With developed stock markets, individual can diversify firm-specific risks, thus making investment in firms more attractive.

Last ten-year average annual return for asset classes suggest that bank deposits yielded 4.9 percent; government T-Bills yielded 10.5 percent followed by Government PIBs at 11.9 percent and Defence Saving certificates with 11.4 percent.

The all glittering gold has yielded an average return of 12.4 percent in the last ten years while the KSE-100 index has given a persistent return averaging 24.9 percent in the last ten years.

Pakistan’s equity market is quite underdeveloped having around 220,000 retail investors, 883 domestic institutional investors and 1,886 foreign institutional investors, which leaves a whole lot of room for expansion and development. As many as 555 companies are listed on the Karachi Stock Exchange with a market capitalisation of $67 billion. Underdeveloped or poorly functioning capital markets deter foreign investors because the markets are illiquid and trading is expensive. Direct investment is adversely affected if raising local capital is difficult and costly.

According to analysts, illiquidity and high transaction costs also hinder the capital-raising efforts of large domestic corporations and may push them to foreign markets. A country that restricts its capital markets not only is less attractive to foreign investors but also imposes major economic penalties on local companies. This reduces growth rates below their full potential and makes it more difficult for domestic firms to compete in world markets.

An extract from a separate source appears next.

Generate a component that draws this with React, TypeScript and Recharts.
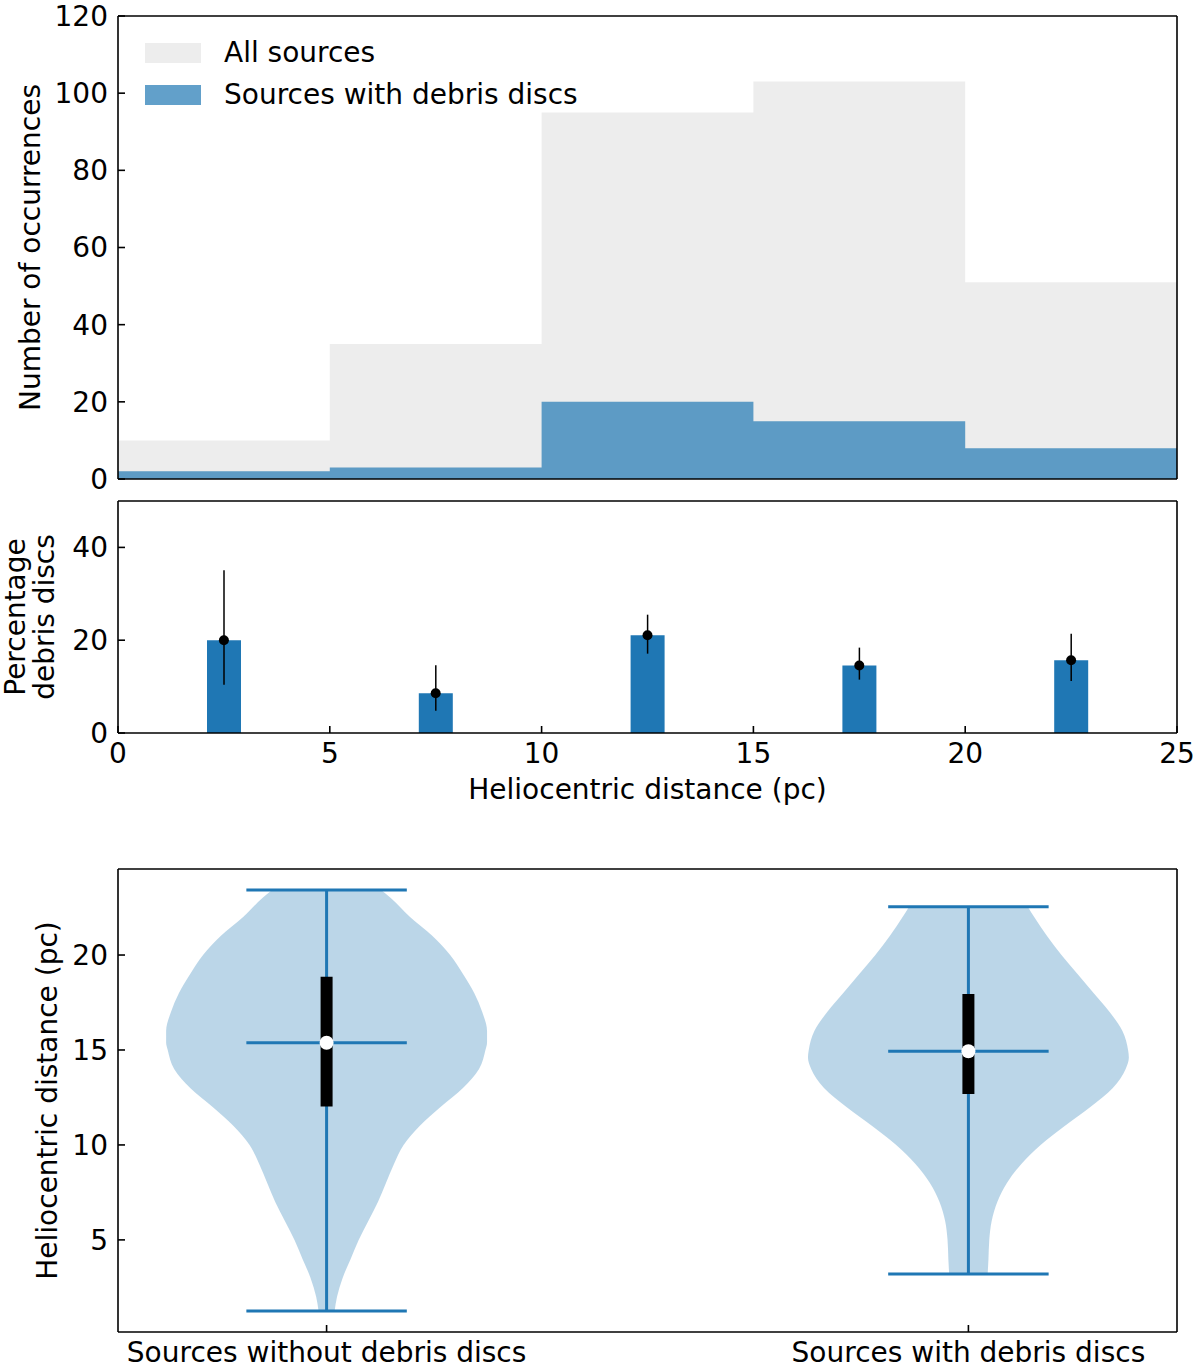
import React from "react";
import {
  ComposedChart,
  Area,
  Bar,
  Scatter,
  ErrorBar,
  XAxis,
  YAxis,
  Legend,
  ReferenceLine,
  ReferenceDot,
} from "recharts";

const FONT = "DejaVu Sans";
const FONT_SIZE = 28;
const BLUE = "#1f77b4";

// top panel: histogram of heliocentric distance
const binEdges = [0, 5, 10, 15, 20, 25];
const allSources = [10, 35, 95, 103, 51];
const discSources = [2, 3, 20, 15, 8];
const histNames = ["All sources", "Sources with debris discs"];
const histFills = ["#d3d3d3", BLUE];
const histOpacity = [0.4, 0.7];

// middle panel: percentage with debris discs per bin
const binCentres = [2.5, 7.5, 12.5, 17.5, 22.5];
const pctDiscs = [20, 8.57, 21.05, 14.56, 15.69];
const pctLow = [10.4, 4.8, 17.1, 11.5, 11.2];
const pctHigh = [35.1, 14.6, 25.5, 18.4, 21.4];

const distTicks = [0, 5, 10, 15, 20, 25];
const countTicks = [0, 20, 40, 60, 80, 100, 120];
const pctTicks = [0, 20, 40];

// bottom panel: violins (half width as fraction of the widest point)
const violinNames = ["Sources without debris discs", "Sources with debris discs"];
const violinPos = [1, 2];
const noDiscGrid = [1.26, 2, 3, 4, 5, 6, 7, 8, 9, 10, 11, 12, 13, 14, 15, 15.4, 16, 17, 18, 19, 20, 21, 22, 23, 23.42];
const noDiscWidth = [0.05, 0.065, 0.1, 0.15, 0.2, 0.26, 0.32, 0.37, 0.42, 0.48, 0.58, 0.71, 0.85, 0.95, 0.99, 1.0, 1.0, 0.97, 0.92, 0.85, 0.77, 0.66, 0.52, 0.4, 0.34];
const discGrid = [3.21, 4, 5, 6, 7, 8, 9, 10, 11, 12, 13, 14, 14.6, 15, 16, 17, 18, 19, 20, 21, 22, 22.54];
const discWidth = [0.12, 0.125, 0.13, 0.145, 0.18, 0.24, 0.33, 0.45, 0.6, 0.76, 0.9, 0.98, 1.0, 0.995, 0.96, 0.88, 0.78, 0.68, 0.58, 0.49, 0.41, 0.37];
const violinMin = [1.26, 3.21];
const violinMax = [23.42, 22.54];
const violinMedian = [15.38, 14.93];
const violinQ1 = [12.02, 12.68];
const violinQ3 = [18.86, 17.95];
const violinTicks = [5, 10, 15, 20];

const HALF = 0.25;
const CAP = 0.125;

const histData = binEdges.map((x, i) => {
  const k = Math.min(i, allSources.length - 1);
  return { x, all: allSources[k], disc: discSources[k] };
});

const pctData = binCentres.map((x, i) => ({
  x,
  pct: pctDiscs[i],
  err: [pctDiscs[i] - pctLow[i], pctHigh[i] - pctDiscs[i]],
}));

const makeBody = (grid: number[], width: number[], pos: number) =>
  grid.map((v, i) => ({ v, body: [pos - width[i] * HALF, pos + width[i] * HALF] }));

const violinBodies = [
  makeBody(noDiscGrid, noDiscWidth, violinPos[0]),
  makeBody(discGrid, discWidth, violinPos[1]),
];

const frame = { stroke: "#000", strokeWidth: 1.6 };
const tickStyle = { fontSize: FONT_SIZE, fill: "#000", fontFamily: FONT };

function rotatedLabel(lines: string[], baselines: number[]) {
  return (props: any) => {
    const vb = props.viewBox || {};
    const cy = (vb.y || 0) + (vb.height || 0) / 2;
    return (
      <g>
        {lines.map((t, i) => (
          <text
            key={t}
            x={baselines[i]}
            y={cy}
            transform={`rotate(-90 ${baselines[i]} ${cy})`}
            textAnchor="middle"
            fontSize={FONT_SIZE}
            fontFamily={FONT}
            fill="#000"
          >
            {t}
          </text>
        ))}
      </g>
    );
  };
}

function bottomLabel(text: string, lift: number) {
  return (props: any) => {
    const vb = props.viewBox || {};
    return (
      <text
        x={(vb.x || 0) + (vb.width || 0) / 2}
        y={(vb.y || 0) + (vb.height || 0) - lift}
        textAnchor="middle"
        fontSize={FONT_SIZE}
        fontFamily={FONT}
        fill="#000"
      >
        {text}
      </text>
    );
  };
}

function HistLegend() {
  return (
    <div style={{ fontFamily: FONT, fontSize: FONT_SIZE, color: "#000" }}>
      {histNames.map((name, i) => (
        <div key={name} style={{ display: "flex", alignItems: "center", height: 42, whiteSpace: "nowrap" }}>
          <span
            style={{
              display: "inline-block",
              width: 56,
              height: 20,
              marginRight: 23,
              background: histFills[i],
              opacity: histOpacity[i],
            }}
          />
          <span style={{ lineHeight: 1 }}>{name}</span>
        </div>
      ))}
    </div>
  );
}

function dot(props: any) {
  return <circle cx={props.cx} cy={props.cy} r={5} fill="#000" />;
}

export default function App() {
  return (
    <div style={{ position: "absolute", left: 0, top: 0, width: 1200, height: 1368, background: "#fff", fontFamily: FONT }}>
      <div style={{ position: "absolute", left: 0, top: 0 }}>
        <ComposedChart width={1200} height={500} data={histData} margin={{ top: 15, right: 22, bottom: 20, left: 0 }}>
          <XAxis dataKey="x" type="number" domain={[0, 25]} ticks={distTicks} allowDataOverflow interval={0}
            height={1} tick={false} tickSize={-7} axisLine={frame} tickLine={frame} />
          <XAxis xAxisId="top" orientation="top" type="number" domain={[0, 25]} ticks={distTicks} allowDataOverflow interval={0}
            height={1} tick={false} tickSize={-7} axisLine={frame} tickLine={frame} />
          <YAxis type="number" domain={[0, 120]} ticks={countTicks} allowDataOverflow interval={0} width={118}
            tick={tickStyle} tickSize={-7} tickMargin={17} axisLine={frame} tickLine={frame}
            label={rotatedLabel(["Number of occurrences"], [40])} />
          <YAxis yAxisId="right" orientation="right" type="number" domain={[0, 120]} ticks={countTicks} allowDataOverflow
            interval={0} width={1} tick={false} tickSize={-7} axisLine={frame} tickLine={frame} />
          <Area type="stepAfter" dataKey="all" name={histNames[0]} fill={histFills[0]} fillOpacity={histOpacity[0]}
            stroke="none" isAnimationActive={false} />
          <Area type="stepAfter" dataKey="disc" name={histNames[1]} fill={histFills[1]} fillOpacity={histOpacity[1]}
            stroke="none" isAnimationActive={false} />
          <Legend layout="vertical" align="center" verticalAlign="middle"
            wrapperStyle={{ top: 32, left: 145, width: "auto", height: "auto" }} content={() => <HistLegend />} />
        </ComposedChart>
      </div>

      <div style={{ position: "absolute", left: 0, top: 490 }}>
        <ComposedChart width={1200} height={320} data={pctData} margin={{ top: 10, right: 22, bottom: 0, left: 0 }}>
          <XAxis dataKey="x" type="number" domain={[0, 25]} ticks={distTicks} allowDataOverflow interval={0}
            height={77} tick={tickStyle} tickSize={-7} tickMargin={17} axisLine={frame} tickLine={frame}
            label={bottomLabel("Heliocentric distance (pc)", 11)} />
          <XAxis xAxisId="top" orientation="top" type="number" domain={[0, 25]} ticks={distTicks} allowDataOverflow interval={0}
            height={1} tick={false} tickSize={-7} axisLine={frame} tickLine={frame} />
          <YAxis type="number" domain={[0, 50]} ticks={pctTicks} allowDataOverflow interval={0} width={118}
            tick={tickStyle} tickSize={-7} tickMargin={17} axisLine={frame} tickLine={frame}
            label={rotatedLabel(["Percentage", "debris discs"], [25, 54])} />
          <YAxis yAxisId="right" orientation="right" type="number" domain={[0, 50]} ticks={pctTicks} allowDataOverflow
            interval={0} width={1} tick={false} tickSize={-7} axisLine={frame} tickLine={frame} />
          <Bar dataKey="pct" fill={BLUE} barSize={34} isAnimationActive={false}>
            <ErrorBar dataKey="err" direction="y" width={0} stroke="#000" strokeWidth={1.5} />
          </Bar>
          <Scatter dataKey="pct" shape={dot} isAnimationActive={false} />
        </ComposedChart>
      </div>

      <div style={{ position: "absolute", left: 0, top: 830 }}>
        <ComposedChart layout="vertical" width={1200} height={538} margin={{ top: 38, right: 22, bottom: 0, left: 0 }}>
          <XAxis type="number" domain={[0.675, 2.325]} ticks={violinPos} allowDataOverflow interval={0}
            tickFormatter={(v: number) => violinNames[violinPos.indexOf(v)] ?? ""}
            height={36} tick={tickStyle} tickSize={-7} tickMargin={17} axisLine={frame} tickLine={frame} />
          <XAxis xAxisId="top" orientation="top" type="number" domain={[0.675, 2.325]} ticks={violinPos} allowDataOverflow
            interval={0} height={1} tick={false} tickSize={-7} axisLine={frame} tickLine={frame} />
          <YAxis dataKey="v" type="number" domain={[0.15, 24.53]} ticks={violinTicks} allowDataOverflow interval={0}
            reversed width={118} tick={tickStyle} tickSize={-7} tickMargin={17} axisLine={frame} tickLine={frame}
            label={rotatedLabel(["Heliocentric distance (pc)"], [57])} />
          <YAxis yAxisId="right" orientation="right" type="number" domain={[0.15, 24.53]} ticks={violinTicks}
            allowDataOverflow reversed interval={0} width={1} tick={false} tickSize={-7} axisLine={frame} tickLine={frame} />
          {violinBodies.map((body, i) => (
            <Area key={`body-${i}`} data={body} dataKey="body" type="monotone" fill={BLUE} fillOpacity={0.3}
              stroke="none" isAnimationActive={false} />
          ))}
          {violinPos.map((c, i) => (
            <React.Fragment key={`stats-${i}`}>
              <ReferenceLine segment={[{ x: c, y: violinMin[i] }, { x: c, y: violinMax[i] }]} stroke={BLUE} strokeWidth={3} />
              <ReferenceLine segment={[{ x: c - CAP, y: violinMin[i] }, { x: c + CAP, y: violinMin[i] }]} stroke={BLUE} strokeWidth={3} />
              <ReferenceLine segment={[{ x: c - CAP, y: violinMax[i] }, { x: c + CAP, y: violinMax[i] }]} stroke={BLUE} strokeWidth={3} />
              <ReferenceLine segment={[{ x: c - CAP, y: violinMedian[i] }, { x: c + CAP, y: violinMedian[i] }]} stroke={BLUE} strokeWidth={3} />
              <ReferenceLine segment={[{ x: c, y: violinQ1[i] }, { x: c, y: violinQ3[i] }]} stroke="#000" strokeWidth={12} />
              <ReferenceDot x={c} y={violinMedian[i]} r={7} fill="#fff" stroke="none" />
            </React.Fragment>
          ))}
        </ComposedChart>
      </div>
    </div>
  );
}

Analysts argue that corporations in countries with poorly functioning capital markets may choose lower value and low risk projects to inefficiently diversify in order to attract investment capital. These projects may not even be within the realm of the corporation’s special expertise. They serve the purpose of diversifying because the capital markets have not provided the means for investors within that country to efficiently diversify. Hence, the stock market may play a key role in economic growth.